Apple bashing is one of the tech world’s favorite pastimes, and having a headline that criticizes Apple, highlights the company’s shortcomings, or predicts their doom is a surefire way to attract pageviews from both Apple detractors and fans. Apple is the world’s richest company, and rooting for the underdog is more fun than backing the champion, so it’s understandable that people want to see Apple taken down a few pegs. Apple is obviously not a perfect company, and they should not only be held accountable for their mistakes and poor decisions, they should be held to the highest standards possible since, as the world’s leading tech company, what they do has an outsized effect on the entire industry and can set the tone for how all tech companies should behave.
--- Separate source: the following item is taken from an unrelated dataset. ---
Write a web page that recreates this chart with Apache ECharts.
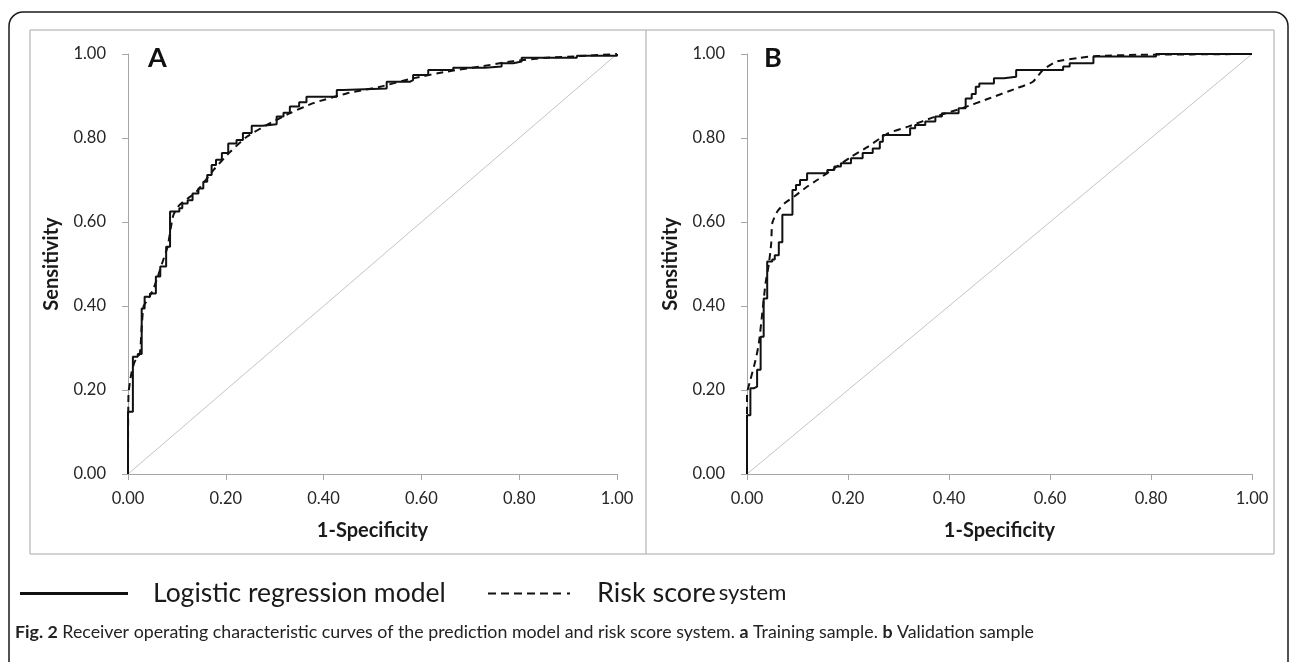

However, when criticism of Apple and its products becomes hyperbolic, raging, closed-minded, and involves stereotyping and insulting tens of millions of Apple customers, it may get more clicks, but it doesn’t improve Apple products or make Apple a better company.
By going through Stage 1 and 2 of the Three Stages of Apple Criticism, but still being open-minded and curious enough to test AirPods for himself, Savov reached Stage 3, providing a fair and level-headed critique of what many (including Savov) are calling one of Apple’s best first-generation products ever, and an example of what Apple does best: combining custom hardware and software to provide an excellent user experience. Savov deserves credit for having the willingness — dare I say “courage”? — for not keeping his change of heart to himself.